There is a healthy international dimension to the book. Emma Burns (New Zealand) writes about how SFP can align with the processes of procedural justice and help frontline policing. Michelle Orr (Australia) looks about how SFP can be used to assess and manage suicide risk. Aine Garvey from the Irish NHS draws on a wide range of sources to show how the work can itself help enhance the wellbeing of range of health professionals, teams and supervisors.
Back home, there is a chunky chapter from Dr Nektarios Kouvarakis, consultant forensic psychiatrist with Sussex Partnership NHS Foundation Trust, writes about how SFP can produce a more inclusive and empowering psychiatry.
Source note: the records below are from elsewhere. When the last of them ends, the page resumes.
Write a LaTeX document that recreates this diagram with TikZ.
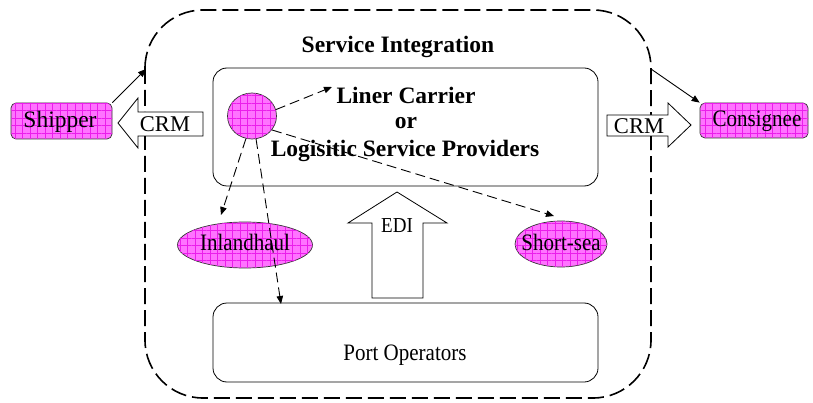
\documentclass[tikz,border=0pt]{standalone}
\usepackage{fontspec}
\setmainfont{Liberation Serif}
\usetikzlibrary{arrows.meta,patterns.meta,shapes.geometric}
\definecolor{pinkfill}{RGB}{255,115,255}
\definecolor{gridpink}{RGB}{235,30,235}
\newcommand{\vstretch}[1]{\scalebox{1}[1.12]{#1}}
\tikzset{
  magfill/.style={draw=black!80, line width=0.7pt, fill=pinkfill,
    postaction={pattern={Hatch[angle=0,distance=7.5pt,line width=0.35pt]}, pattern color=gridpink}},
  box/.style={draw, line width=0.8pt, rounded corners=14pt},
  dasharrow/.style={dash pattern=on 10pt off 5pt, line width=0.9pt, -{Triangle[length=8pt,width=6.5pt]}},
  solidarrow/.style={line width=0.9pt, -{Triangle[length=8pt,width=6.5pt]}},
  blockarrow/.style={draw, line width=0.8pt, fill=white},
  boldtxt/.style={font=\fontsize{23.5}{25}\selectfont\bfseries, inner sep=0pt},
  regtxt/.style={font=\fontsize{21}{22}\selectfont, inner sep=0pt},
}
\begin{document}
\begin{tikzpicture}[x=1pt,y=-1pt]
\useasboundingbox (0,0) rectangle (813,403);
% outer dashed boundary
\draw[dash pattern=on 16pt off 6pt, line width=1.6pt, rounded corners=58pt] (145,10) rectangle (651,398);
\node[boldtxt] (si) at (398,47) {Service Integration};
% provider box
\node[box, minimum width=385pt, minimum height=118pt] (lsp) at (405.5,127) {};
\node[boldtxt] (lc) at (406,95) {Liner Carrier};
\node[boldtxt] (or) at (406,123) {or};
\node[boldtxt] (lsptxt) at (405,151) {Logisitic Service Providers};
% port operators
\node[box, minimum width=385pt, minimum height=79pt] (port) at (405.5,342.5) {};
\node[regtxt] (porttxt) at (405,355) {\vstretch{Port Operators}};
% hub circle
\node[ellipse, magfill, minimum width=49pt, minimum height=46pt, inner sep=0pt] (hub) at (252,116) {};
% ellipses
\node[ellipse, magfill, minimum width=135pt, minimum height=46pt, inner sep=0pt] (inland) at (245,245) {};
\node[regtxt] (inlandtxt) at (245,242) {\vstretch{Inlandhaul}};
\node[ellipse, magfill, minimum width=92pt, minimum height=46pt, inner sep=0pt] (short) at (561,244) {};
\node[regtxt] (shorttxt) at (561,242) {\vstretch{Short-sea}};
% shipper / consignee
\node[magfill, rounded corners=5pt, minimum width=101pt, minimum height=36pt, inner sep=0pt] (shipper) at (61.5,121) {};
\node[regtxt, font=\fontsize{23.5}{24}\selectfont] (shippertxt) at (60,122) {Shipper};
\node[magfill, rounded corners=5pt, minimum width=108pt, minimum height=35pt, inner sep=0pt] (consignee) at (754,120.5) {};
\node[regtxt] (consigneetxt) at (757,121) {\vstretch{Consignee}};
% block arrows
\draw[blockarrow] (118,123) -- (138,98) -- (138,112) -- (203,112) -- (203,136) -- (138,136) -- (138,148) -- cycle;
\node[regtxt, font=\fontsize{22.5}{24}\selectfont] (crml) at (165,124) {CRM};
\draw[blockarrow] (607,115) -- (668,115) -- (668,103) -- (691,125) -- (668,147) -- (668,136) -- (607,136) -- cycle;
\node[regtxt, font=\fontsize{22.5}{24}\selectfont] (crmr) at (639,126) {CRM};
\draw[blockarrow] (397,192) -- (447,223) -- (423,223) -- (423,298) -- (372,298) -- (372,223) -- (348,223) -- cycle;
\node[font=\fontsize{19}{20}\selectfont, inner sep=0pt] (edi) at (397,226) {\vstretch{EDI}};
% connector endpoints
\coordinate (tlc) at (332,87);
\coordinate (tinland) at (221,215);
\coordinate (tport) at (281,304);
\coordinate (tshort) at (554,216);
\coordinate (bleft) at (146,69);
\coordinate (bright) at (651,69);
% dashed arrows
\draw[dasharrow] (hub.15) -- (tlc);
\draw[dasharrow] (hub.-105) -- (tinland);
\draw[dasharrow] (hub.-80) -- (tport);
\draw[dasharrow] (hub.-35) -- (tshort);
% solid arrows
\draw[solidarrow] (shipper.north east) -- (bleft);
\draw[solidarrow] (bright) -- (consignee.north west);
\end{tikzpicture}
\end{document}
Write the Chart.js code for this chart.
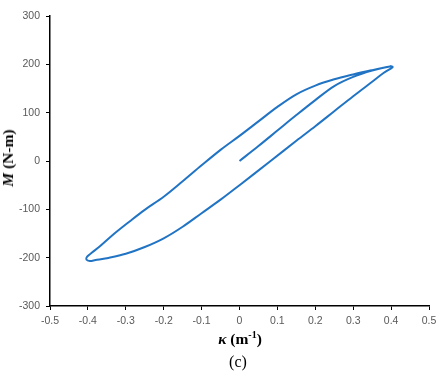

And Nick Perry gives himself a chapter to write about cases from his experience as an AMHP, right at the sharp end of the work with people who have been arrested or detained. What makes the book even more coherent is that the authors refer to each other’s chapters, noting where something resonates and is supported elsewhere.
I think this is the most consequential SF book for some time. It feels like a group of leading voices, some very experienced and some newer, taking a collective deep breath. We’re here. We’re still here after 35+ years. We’re building bridges with other professionals without losing what makes SFP both magical and effective. There is so much fine and carefully positioned practice described here – it’s both humbling and inspiring. And, in the end, it’s not just about mental health crisis; it’s about deploying SFP wherever you are and whatever difficult setting in which you find yourself.